First, he gave a terrible interview on “Meet the Press” where he couldn’t name a single loophole he would cut to make up the $5 trillion he pledged in tax cuts for the wealthy. He then stated his support for ending pre-existing conditions for health coverage — except, not really, not for those not already insured; not, it turns out, for over 80 million Americans. Not a good start to the week.
But the coup de grace for Mitt was his decision on Sept. 11 to move up his crass attack on President Obama from a midnight embargo to 10:30 to make the evening news and the morning papers. Romney called Obama “disgraceful” and maintained that the president “sympathize[d] with those who waged the attacks.” Clearly, this was a horrendous mistake, condemned by Republicans and Democrats alike.

And now, the Romney team is doubling down, maintaining that under a President Romney none of this would have happened! They are in full-scale panic mode; they are making the McCain campaign look calm, cool and collected.
Let’s put this in perspective.
Here are two quotes from candidates for the presidency during a time of crisis in the Middle East:
“This is a difficult day for all of us Americans. … It is time for us … to stand united. It is a day for quiet reflection … when words should be few and confined essentially to our prayers.” 
“I unequivocally support the president of the United States — no ifs, ands or buts — and it certainly is not a time to try to go one-up politically. He made a difficult, courageous decision.”

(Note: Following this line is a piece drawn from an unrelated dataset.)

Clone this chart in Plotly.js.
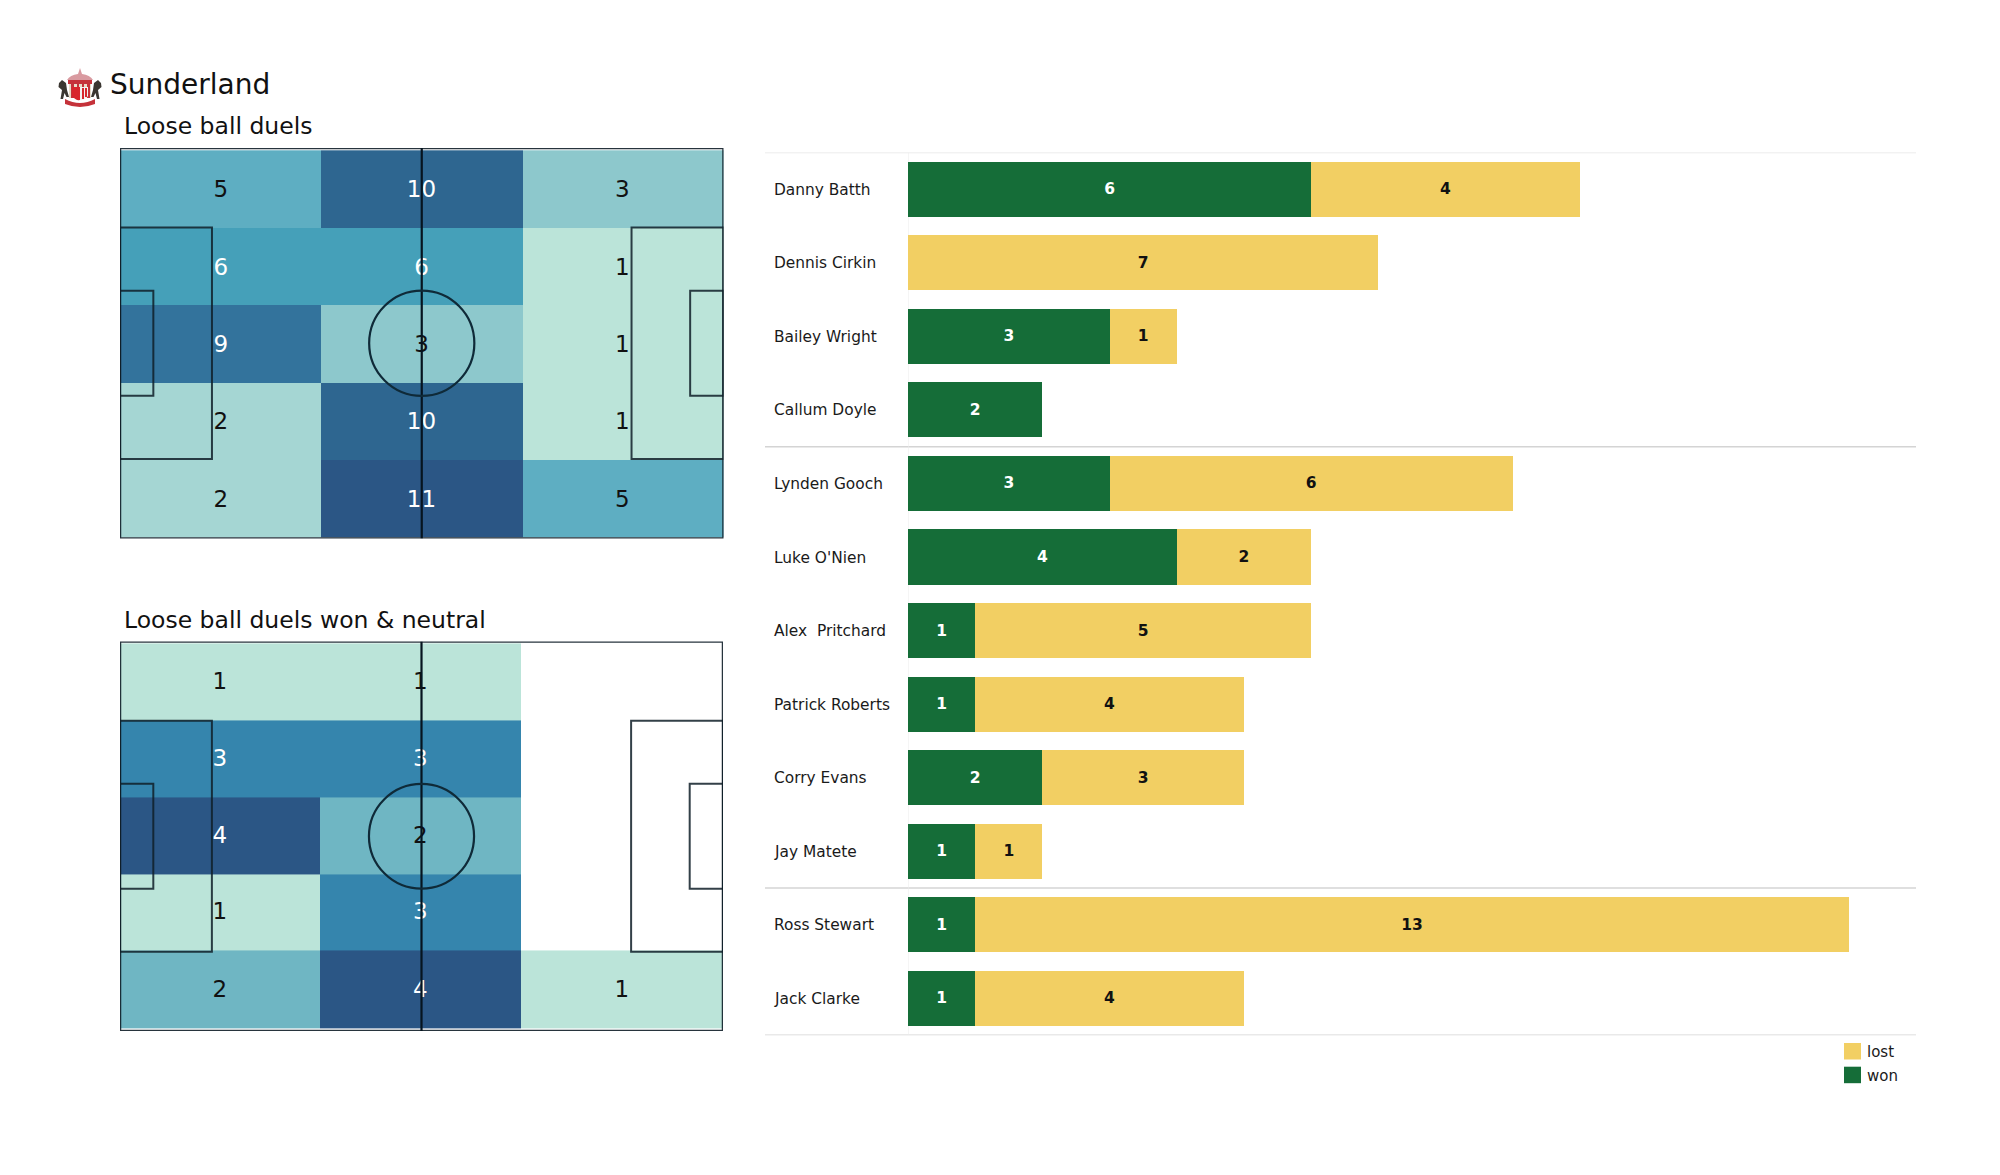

The first quote is from Ronald Reagan in the spring of 1980 after the failed attempt to rescue the Iranian hostages. The second quote is from George H.W. Bush, also a candidate in the Republican primaries for president, at the same time.
Neither Reagan nor Bush took a cheap shot. Neither man went after President Carter with a politically harsh statement when eight Americans lost their lives. Neither man rushed out a press release before checking the facts.
This Romney campaign panic attack has rebounded on Romney and given Americans the impression that he would shoot first and ask questions later as commander in chief. This is not steady, strong leadership. This is cheap-shot leadership and it will cost him dearly, as well as costing the country.
For the Romney campaign to double down on this very serious mistake surely indicates that its sole concern is playing politics with our national security. Sad.